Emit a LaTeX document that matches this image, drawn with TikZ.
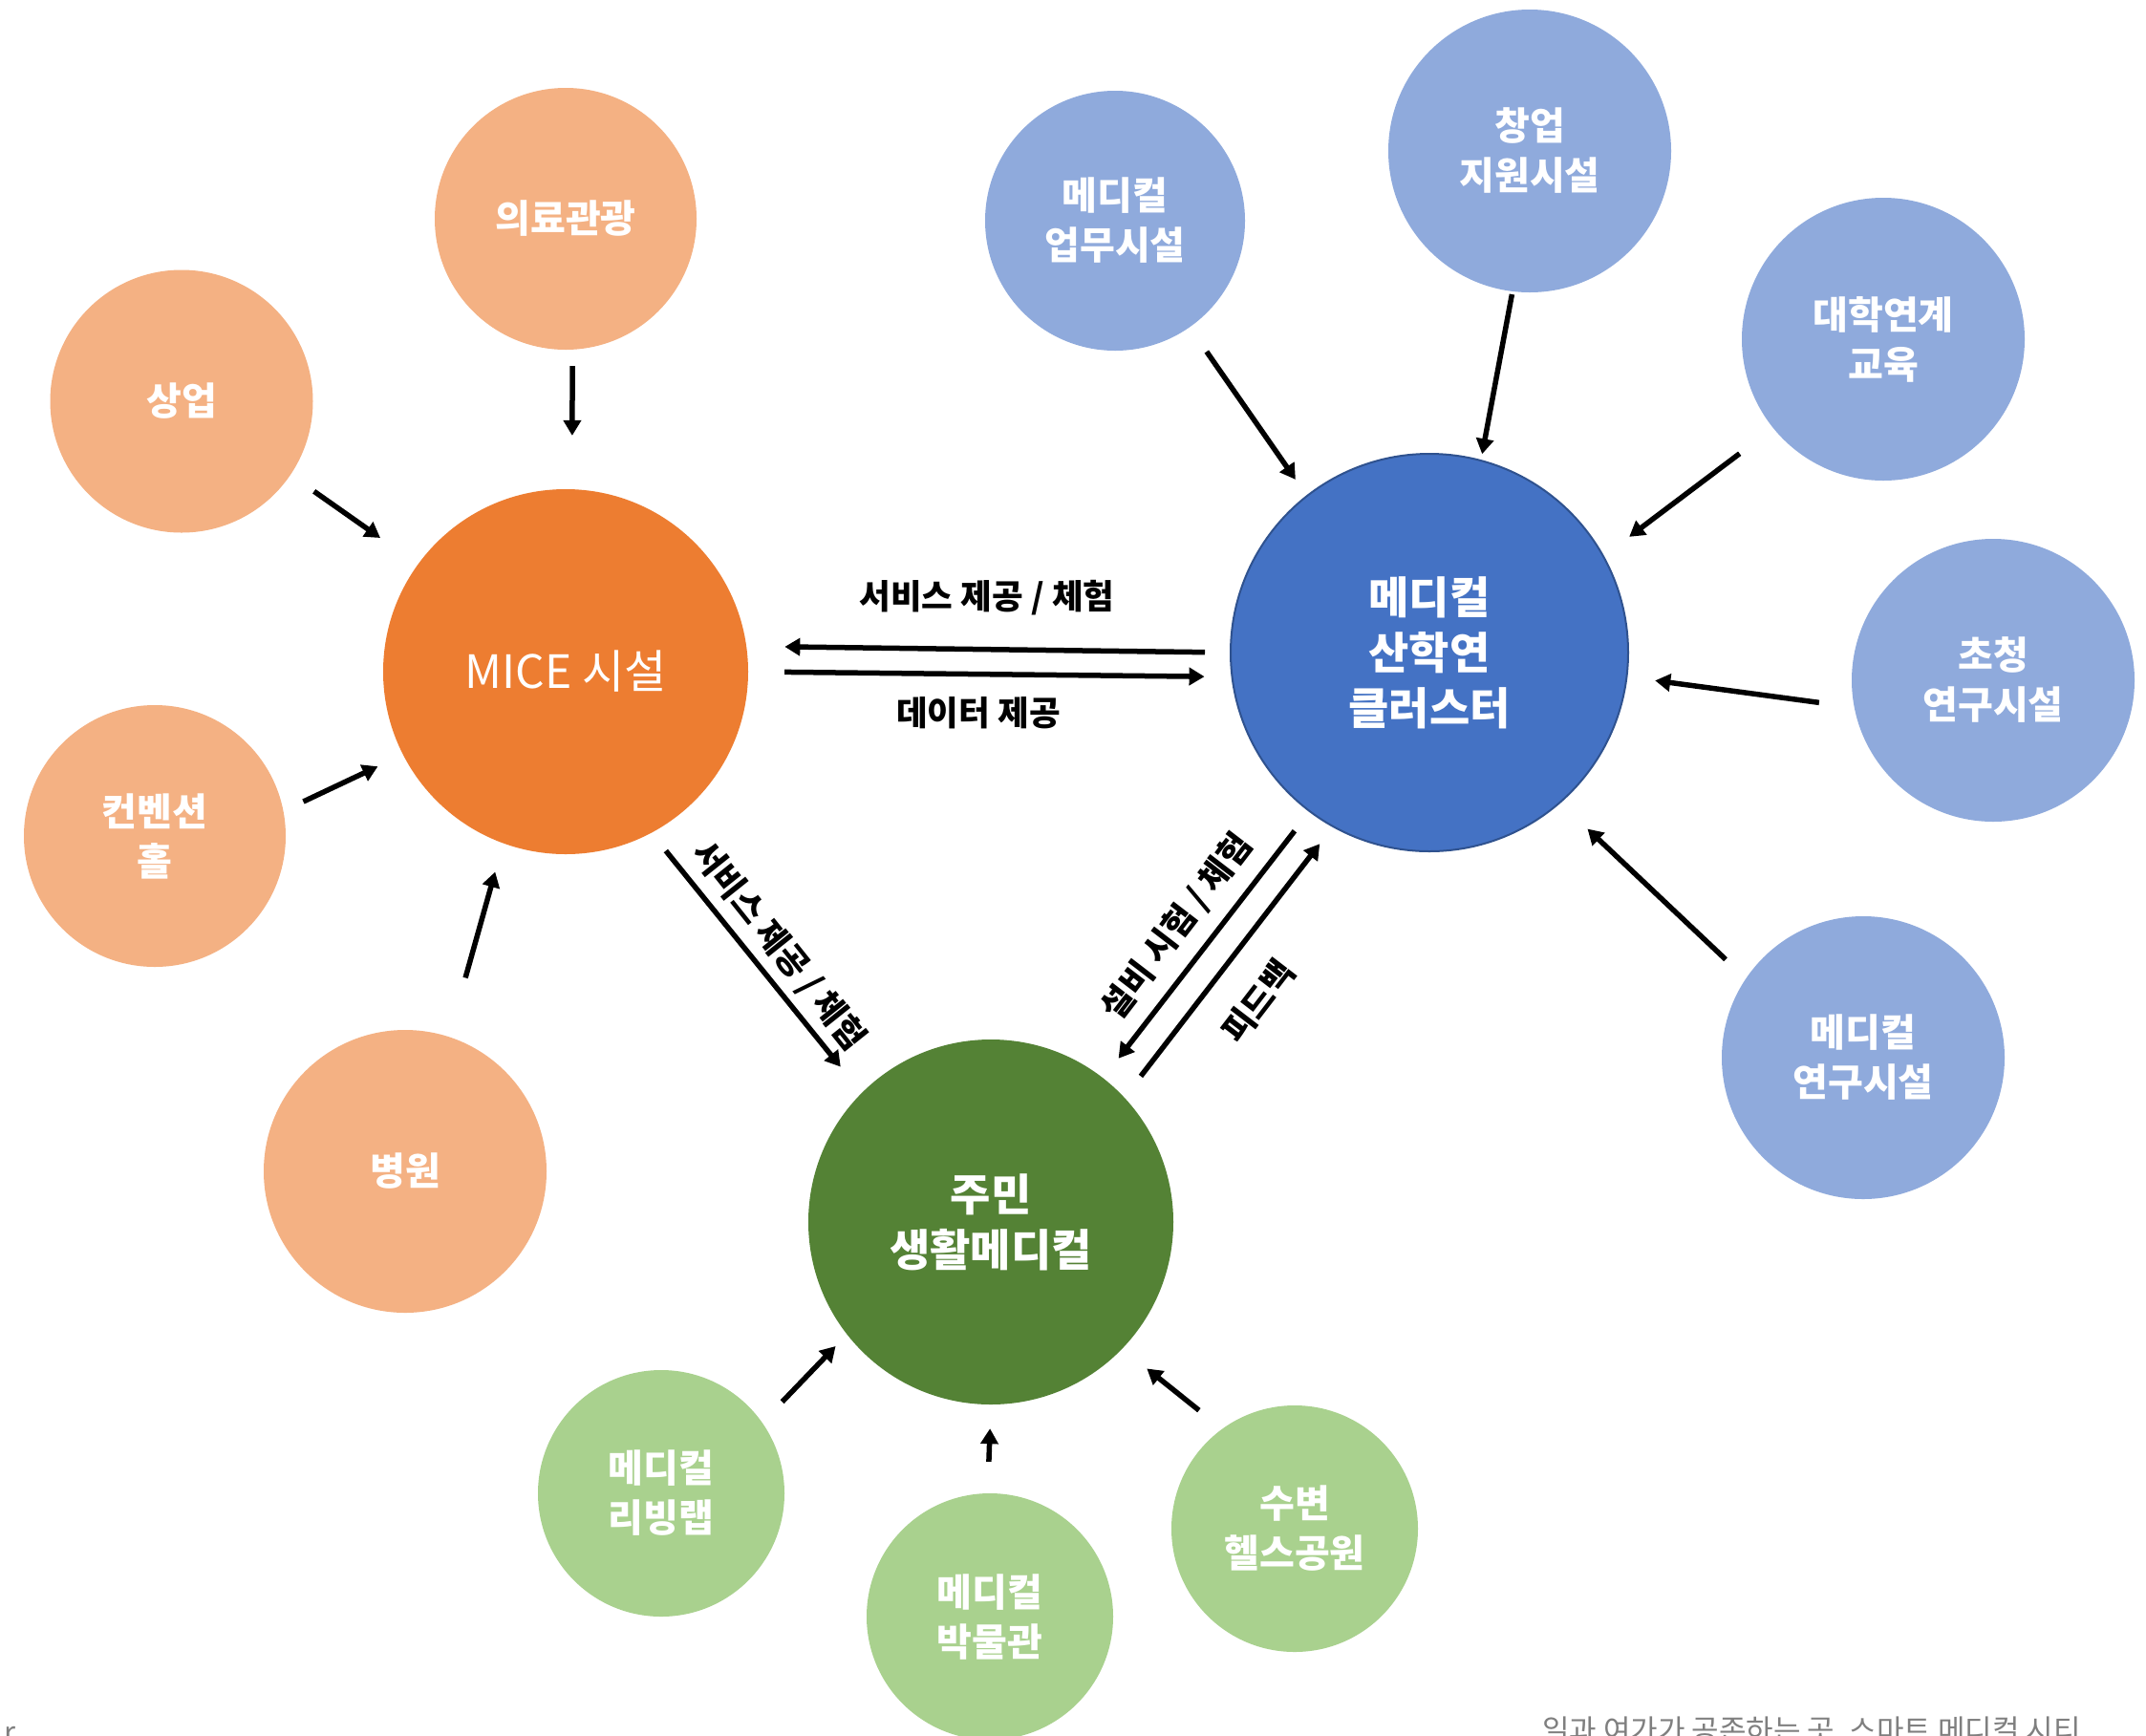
...
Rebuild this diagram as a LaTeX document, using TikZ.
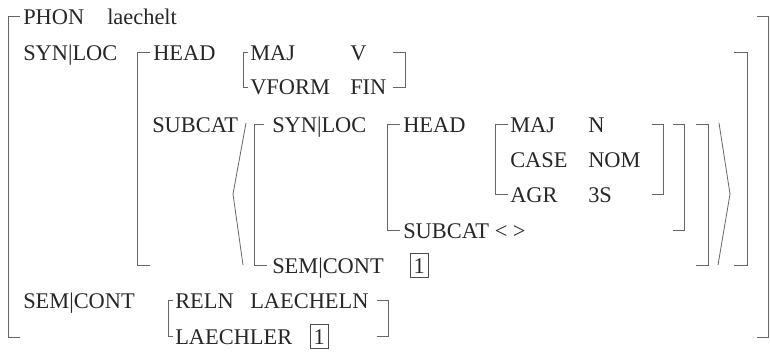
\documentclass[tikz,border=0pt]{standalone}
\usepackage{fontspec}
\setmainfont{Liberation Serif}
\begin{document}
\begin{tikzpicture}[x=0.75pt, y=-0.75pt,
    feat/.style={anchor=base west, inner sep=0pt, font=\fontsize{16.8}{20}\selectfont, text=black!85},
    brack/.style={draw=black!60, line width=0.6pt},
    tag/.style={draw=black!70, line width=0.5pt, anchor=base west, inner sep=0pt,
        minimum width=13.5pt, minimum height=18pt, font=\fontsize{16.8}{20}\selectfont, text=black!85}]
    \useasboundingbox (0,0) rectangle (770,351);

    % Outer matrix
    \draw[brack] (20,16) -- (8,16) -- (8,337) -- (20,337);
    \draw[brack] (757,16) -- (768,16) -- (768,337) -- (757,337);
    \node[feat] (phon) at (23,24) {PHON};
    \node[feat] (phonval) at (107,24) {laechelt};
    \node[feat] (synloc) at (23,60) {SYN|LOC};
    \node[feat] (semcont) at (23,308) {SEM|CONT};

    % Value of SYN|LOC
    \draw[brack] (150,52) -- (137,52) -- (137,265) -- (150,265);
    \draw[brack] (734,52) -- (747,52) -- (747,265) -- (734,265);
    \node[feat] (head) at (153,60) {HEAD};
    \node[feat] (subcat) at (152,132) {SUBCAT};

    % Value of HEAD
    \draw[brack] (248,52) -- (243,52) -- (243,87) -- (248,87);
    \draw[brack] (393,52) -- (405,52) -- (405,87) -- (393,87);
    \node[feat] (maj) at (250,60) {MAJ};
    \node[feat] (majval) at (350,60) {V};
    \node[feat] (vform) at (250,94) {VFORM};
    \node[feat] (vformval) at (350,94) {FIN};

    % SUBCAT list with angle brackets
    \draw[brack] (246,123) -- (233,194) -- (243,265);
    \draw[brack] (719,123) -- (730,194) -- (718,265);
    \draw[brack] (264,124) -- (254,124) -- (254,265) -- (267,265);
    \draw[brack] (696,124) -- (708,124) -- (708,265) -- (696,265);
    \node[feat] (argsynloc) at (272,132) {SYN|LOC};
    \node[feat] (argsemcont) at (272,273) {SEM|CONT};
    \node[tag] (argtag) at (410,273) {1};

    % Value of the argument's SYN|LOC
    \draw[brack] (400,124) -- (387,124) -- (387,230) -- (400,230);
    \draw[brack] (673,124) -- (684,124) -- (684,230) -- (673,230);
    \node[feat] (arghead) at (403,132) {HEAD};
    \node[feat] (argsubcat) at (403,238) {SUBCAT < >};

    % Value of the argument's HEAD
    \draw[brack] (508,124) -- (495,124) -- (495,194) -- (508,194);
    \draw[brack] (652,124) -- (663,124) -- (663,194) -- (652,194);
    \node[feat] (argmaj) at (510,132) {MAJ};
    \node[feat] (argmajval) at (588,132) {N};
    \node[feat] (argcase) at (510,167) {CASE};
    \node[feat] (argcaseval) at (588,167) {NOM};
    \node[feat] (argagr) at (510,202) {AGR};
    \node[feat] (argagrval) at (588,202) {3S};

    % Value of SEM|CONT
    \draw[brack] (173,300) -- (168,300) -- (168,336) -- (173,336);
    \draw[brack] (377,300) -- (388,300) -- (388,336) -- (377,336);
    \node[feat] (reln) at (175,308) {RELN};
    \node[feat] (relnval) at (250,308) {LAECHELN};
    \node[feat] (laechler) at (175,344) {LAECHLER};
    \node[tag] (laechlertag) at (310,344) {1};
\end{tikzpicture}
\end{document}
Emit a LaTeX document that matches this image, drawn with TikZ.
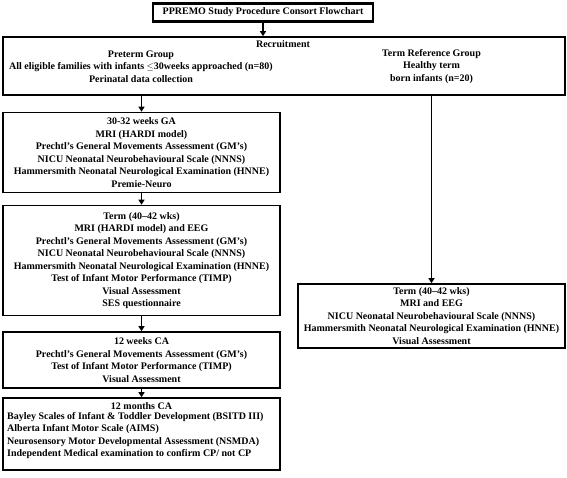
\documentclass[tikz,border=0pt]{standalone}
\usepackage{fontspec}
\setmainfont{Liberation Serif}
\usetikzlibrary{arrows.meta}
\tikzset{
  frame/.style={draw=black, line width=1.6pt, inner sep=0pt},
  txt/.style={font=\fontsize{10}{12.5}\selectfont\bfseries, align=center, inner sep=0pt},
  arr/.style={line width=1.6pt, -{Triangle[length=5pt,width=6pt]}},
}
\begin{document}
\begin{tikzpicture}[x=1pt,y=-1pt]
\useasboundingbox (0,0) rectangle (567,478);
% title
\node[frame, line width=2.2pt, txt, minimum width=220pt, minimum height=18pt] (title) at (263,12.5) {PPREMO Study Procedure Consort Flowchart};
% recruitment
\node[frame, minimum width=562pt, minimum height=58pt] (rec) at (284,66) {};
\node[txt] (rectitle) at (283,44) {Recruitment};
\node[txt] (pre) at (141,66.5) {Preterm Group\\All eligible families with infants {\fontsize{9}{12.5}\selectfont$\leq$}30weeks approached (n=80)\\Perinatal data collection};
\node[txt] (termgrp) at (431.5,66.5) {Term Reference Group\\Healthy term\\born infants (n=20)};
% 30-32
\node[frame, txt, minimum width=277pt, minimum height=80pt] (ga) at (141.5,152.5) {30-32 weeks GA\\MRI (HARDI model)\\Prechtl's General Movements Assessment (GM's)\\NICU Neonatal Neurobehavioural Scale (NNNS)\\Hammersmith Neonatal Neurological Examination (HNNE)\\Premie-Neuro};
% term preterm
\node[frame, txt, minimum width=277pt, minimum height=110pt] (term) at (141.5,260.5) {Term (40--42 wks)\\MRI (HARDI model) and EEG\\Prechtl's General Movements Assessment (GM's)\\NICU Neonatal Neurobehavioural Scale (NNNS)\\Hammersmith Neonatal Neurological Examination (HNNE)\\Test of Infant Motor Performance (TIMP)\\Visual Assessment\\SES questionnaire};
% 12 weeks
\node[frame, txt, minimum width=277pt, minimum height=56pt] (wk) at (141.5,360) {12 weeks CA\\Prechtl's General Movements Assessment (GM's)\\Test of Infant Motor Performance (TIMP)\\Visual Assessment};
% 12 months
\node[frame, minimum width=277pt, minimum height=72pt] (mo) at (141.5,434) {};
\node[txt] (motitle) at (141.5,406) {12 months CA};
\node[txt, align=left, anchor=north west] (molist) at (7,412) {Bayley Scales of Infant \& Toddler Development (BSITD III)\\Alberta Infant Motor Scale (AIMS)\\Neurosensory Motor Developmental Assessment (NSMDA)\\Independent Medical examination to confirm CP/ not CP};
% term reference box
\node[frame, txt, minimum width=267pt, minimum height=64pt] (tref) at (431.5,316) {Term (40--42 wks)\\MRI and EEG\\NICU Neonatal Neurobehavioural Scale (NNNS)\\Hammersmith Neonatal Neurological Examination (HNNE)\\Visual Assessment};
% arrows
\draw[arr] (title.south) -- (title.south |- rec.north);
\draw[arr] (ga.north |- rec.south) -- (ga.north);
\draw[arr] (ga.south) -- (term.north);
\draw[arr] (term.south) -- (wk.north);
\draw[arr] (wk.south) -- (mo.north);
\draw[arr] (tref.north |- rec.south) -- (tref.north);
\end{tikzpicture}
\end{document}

**What is required:** Keep only the lines that hold the string "with", and copy them out.

**Exercise output:**
Emit a LaTeX document that matches this image, drawn with TikZ.
    % SUBCAT list with angle brackets
Emit a LaTeX document that matches this image, drawn with TikZ.
\node[txt] (pre) at (141,66.5) {Preterm Group\\All eligible families with infants {\fontsize{9}{12.5}\selectfont$\leq$}30weeks approached (n=80)\\Perinatal data collection};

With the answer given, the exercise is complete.